Arche became an addict to his darkness.  He would sacrifice, temporarily, his free will for the solace found in the high.  "No one can serve two masters," and Arche could not give himself to the drug and yet remain in control of himself (cf. 1 Cor. 9.27).

Because what fills the eye, the body will treasure; and what the body treasures will rule it.

For Arche, his eye was once filled with drugs, and the evil spirits of addiction ruled him.  Now, he fixates upon devotion to his community, belief in his God, discipline of his body, and these things rule him.  And to anyone that knows him now, these things are easily seen pouring forth from him.

One day, the Lord willing, Arche will run Homeboy, after Father G does no longer.  He is someone from the same world as the demographic of Homeboy’s clients, taught and developed by Father G and the Scriptures the Church holds so highly.  His spirituality, and particularly its interaction with reality, will also guide and teach and develop members of this community for years to come.

I do not know if he is right about this spiritual component of drug use, about spiritual and chemical being parallel, but I do not think that he is wrong either.  I do know that his suspicion gave me more insight into the world living around Homeboy.  Even people who do not grow up in the Church, people who have been in the middle of the world, see something spiritual behind the concrete reality that they can experience by their five senses.

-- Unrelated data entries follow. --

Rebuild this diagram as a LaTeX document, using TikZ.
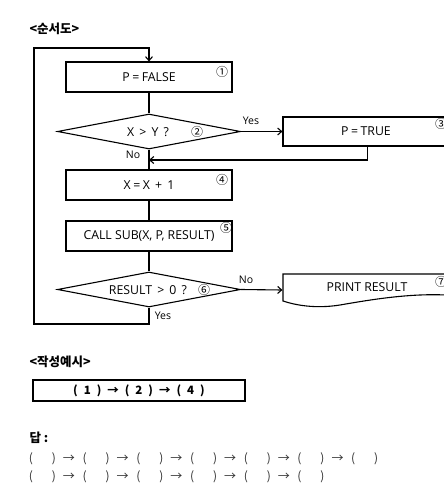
\documentclass[tikz,border=0pt]{standalone}
\usepackage{fontspec}
\setmainfont{Open Sans}
\newfontfamily\kr{Noto Sans CJK KR}
\usetikzlibrary{shapes.geometric,arrows.meta}
\newcommand{\gp}{\hspace{6pt}}
\newcommand{\eq}{\hspace{2.5pt}=\hspace{2.5pt}}
\begin{document}
\begin{tikzpicture}[x=1pt,y=-1pt,line width=1.1pt,
  box/.style={draw,minimum width=166pt,minimum height=30pt,inner sep=0pt,font=\fontsize{12.3}{14}\selectfont},
  dia/.style={draw,diamond,minimum width=183pt,minimum height=35pt,inner sep=0pt},
  txt/.style={inner sep=0pt,font=\fontsize{12.3}{14}\selectfont},
  arr/.style={-{Straight Barb[length=4pt,width=7pt]}},
  num/.style={inner sep=0pt,font=\kr\fontsize{12}{12}\selectfont},
  lab/.style={inner sep=0pt,font=\fontsize{10.5}{12}\selectfont},
  ttl/.style={inner sep=0pt,anchor=west,font=\kr\bfseries\fontsize{12.5}{14}\selectfont},
  ans/.style={inner sep=0pt,text=black!80,font=\kr\fontsize{12}{13}\selectfont}]
\clip (0,0) rectangle (444,499);
\fill[white] (0,0) rectangle (444,499);
% titles
\node[ttl] (t1) at (29,29) {<순서도>};
\node[ttl] (t2) at (29,362) {<작성예시>};
\node[ttl] (t3) at (29,438) {답 :};
% flowchart
\node[box] (b1) at (149,77) {P\eq FALSE};
\node[num] (n1) at (222,72) {①};
\node[dia] (d2) at (149,131.5) {};
\node[txt] (x2) at (148,132) {X\hspace{2pt} >\hspace{2pt} Y\hspace{2pt} ?};
\node[num] (n2) at (197,132) {②};
\node[box,minimum width=169pt,minimum height=29pt] (b3) at (367.5,131.5) {};
\node[txt] (x3) at (366,131) {P\eq TRUE};
\node[num] (n3) at (441,124) {③};
\node[box] (b4) at (149,185) {X\eq X\hspace{2pt} +\hspace{2pt} 1};
\node[num] (n4) at (222,180) {④};
\node[box] (b5) at (149,236) {CALL SUB(X, P, RESULT)};
\node[num] (n5) at (226,228) {⑤};
\node[dia] (d6) at (149,289.5) {};
\node[txt] (x6) at (148,290) {RESULT\hspace{2pt} >\hspace{2pt} 0\hspace{2pt} ?};
\node[num] (n6) at (204,290) {⑥};
\node[inner sep=0pt,minimum width=174pt,minimum height=32pt] (b7) at (370,290) {};
\draw (283,274) -- (460,274) -- (460,296)
  .. controls (420,292) and (380,298) .. (340,305)
  .. controls (315,309) and (295,305) .. (283,301) -- cycle;
\node[txt] (x7) at (367,287) {PRINT RESULT};
\node[num] (n7) at (441,282) {⑦};
% connectors
\draw (b1.south) -- (d2.north);
\draw[arr] (d2.east) -- (b3.west);
\node[lab] (y2) at (251,121) {Yes};
\coordinate (m1) at (149,160);
\draw[arr] (b3.south) |- (m1);
\draw (d2.south) -- (b4.north);
\node[lab] (no2) at (133,155) {No};
\draw (b4.south) -- (b5.north);
\draw (b5.south) -- (d6.north);
\draw[arr] (d6.east) -- (b7.west);
\node[lab] (no6) at (246,280) {No};
\coordinate (lb) at (34,324);
\coordinate (lt) at (34,48);
\draw[arr] (d6.south) |- (lb) -- (lt) -| (b1.north);
\node[lab] (y6) at (163,316) {Yes};
% example
\node[draw,line width=1.3pt,minimum width=212pt,minimum height=21pt,inner sep=0pt,
  font=\kr\bfseries\fontsize{11.5}{12}\selectfont] (ex) at (139,390.5)
  {(\gp1\gp)\gp→\gp(\gp2\gp)\gp→\gp(\gp4\gp)};
% answer rows
\foreach \i in {0,...,6} {
  \node[ans] (pa\i) at (31+53.7*\i,459) {(};
  \node[ans] (pb\i) at (54+53.7*\i,459) {)};
}
\foreach \i in {0,...,5} {
  \node[ans] (aa\i) at (69+53.7*\i,459) {→};
  \node[ans] (qa\i) at (31+53.7*\i,477) {(};
  \node[ans] (qb\i) at (54+53.7*\i,477) {)};
}
\foreach \i in {0,...,4} {
  \node[ans] (ab\i) at (69+53.7*\i,477) {→};
}
\end{tikzpicture}
\end{document}
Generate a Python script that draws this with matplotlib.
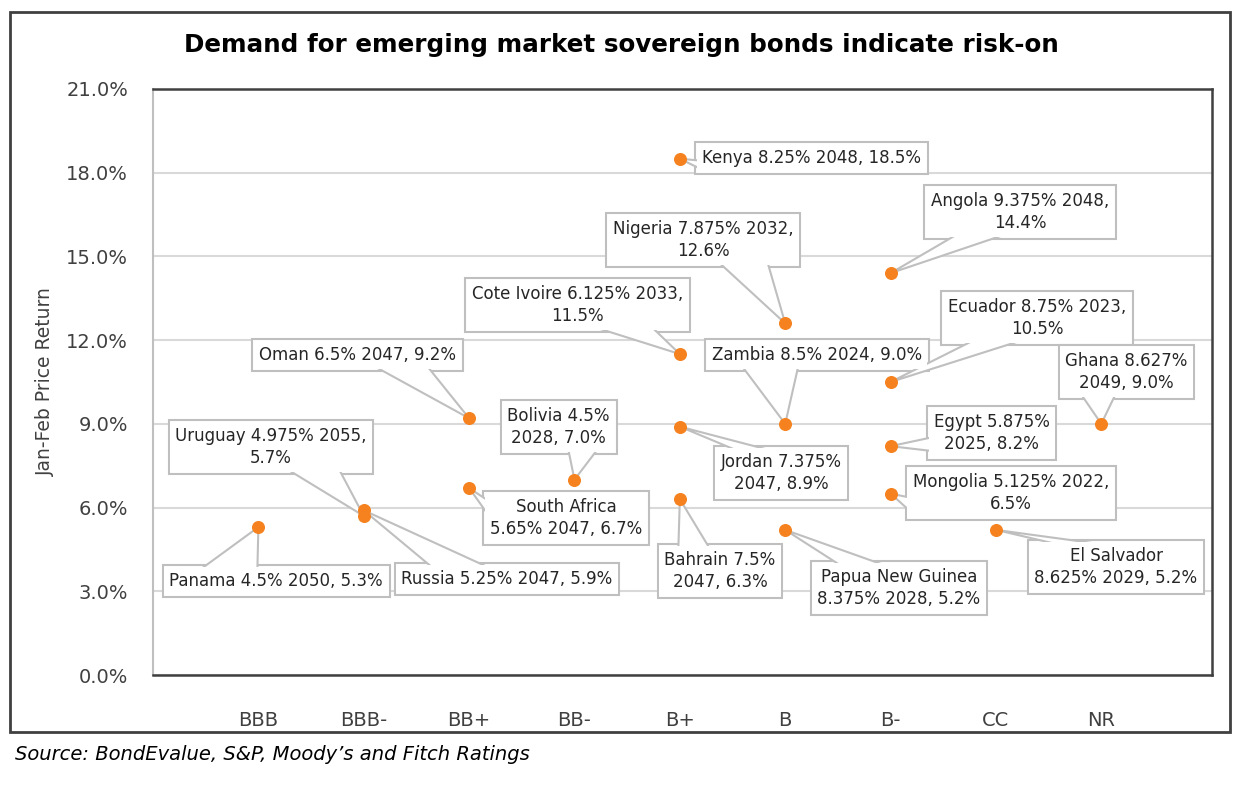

And I think I can learn a bit from this.  Perhaps the food I eat is not merely food.  Perhaps the videos and pictures I see are not merely images.  And what do the food I eat, or the music I choose, or the movies I watch all have to say about what I treasure and, therefore, what rules me?

04 August 2013

Death in the Barrio


             Job says, “If I ever summoned him [YHWH] and he answered me, I do not believe that he would listen to my voice.  For he crushes me with a tempest, and multiplies my wounds without cause” (Job 9.16-7 NRSV).
            As this is my favorite book of the Christian Bible, I am glad that the devotional I am reading by Barbara Brown Taylor spent so much time on the story.  Taylor does well by all of the voices of the story, even the oft-criticized, “existential” friends.  She looks at their arguments, recognizes their (human) common sense, but then adds, “The sad hole in this logic is the illusion that pain can be controlled” (166).
            I am finding this recognition of Taylor’s to be a “common sense”-type understanding in the community about Homeboy.  Father Greg writes in his book that young people from these gang-inundated barrios tend to plan their funeral as opposed to their wedding.  If you know death is going to come, why try to stop it?  “Dee,” a coworker of mine from one of these barrios tells me that he doesn’t even make plans.  He takes it “day by day.”
            Day by day.  No real plans.  Hopes, sure, and goals; Dee hopes to have his own house, to have a full-time job more stable than one at a non-profit, to see his son more often but his ex-girlfriend less.  But he doesn’t really plan for these things.  Today, he has a job.  Today, he has a home to go to, and a girl.  Today, he may or may not see his son.  And that is the extent of his plans.
            Why is this so?  “I’ve been shot at more times than I can count,” Dee tells me.  “It’s not a big deal to me.  And I’ve had homies die—like 6 of my best friends have been shot and died.  But then I know homies who have been shot and lived.  One was shot 19 times; one was shot in the head.”
            Bullets will fly—Dee can’t stop it.  Homies will die—Dee can’t stop it.  Today Dee’s alive—so he will live it, day by day.
            “After a while there is no reason to talk about it.  When pain [or death] is as ubiquitous as air, why comment on it?” (160).  There have been deaths in this community over my summer here.  Almost every week seems to have someone else’s wake or funeral happening.  And the people I see each day, in dealing with these deaths, speak of it with all the melancholy you might expect but tinged with a “business as usual” feel.
            If Job's story tells us anything, it tells us that God pays attention to what we cry out.  Remember, the book says that Job never sinned against God, even though Job called God's own righteousness into question.  Job thought God's tempest would destroy him—God shows up in a tempest and does not.  If you follow the content of Job's laments, you can see that God's interrogating reply targets that exact content.  God's honoring the lament, answering it directly yet transcendently. 
         Contrary to popular belief, God does NOT tell Job to "put your big boy pants on."  To read this as such is to not be able to read.  God commands Job to "gird up your loins"—a command also found in the Passover story, telling people to prepare for imminent deliverance.
            I ask myself, "If I were the pastor of a church for this community, what would I hope to see in them?"
            I would hope that God would not be silent, even though I know that might come in a horrifying way—as a tempest, a whirlwind, like it was for Job.  I wonder if pain is necessary to break Dee out of the “day by day” malaise; I wonder if he even needs to; I wonder if more pain would only fall on deaf ears, as his pain has been great even at a young age.
            I would hope that people in this community would allow themselves to hope enough in their own futures to make plans, even though I know it will be painful.  Even though I know it is entirely possible any given person might not make it through the year, the week, the day.  I would hope that deliverance would be imminent for them.  For decades now, it has not been.
            In a place with this much grief, I would expect people to cry out much more, to “fill the air with [their] furious poetry” like Job (166).  Perhaps I just do not see it.  But I do sense a distance between many people here and God.  Not necessarily a disbelieving one, but a cognitive one.  One that sounds like Job’s quote above.  Some have explicitly stated to me a belief that God does not take part in this world, and leaves us to our own machinations.
            Perhaps this is the only way to reconcile the pain—and death—that they know intimately with the God they do not.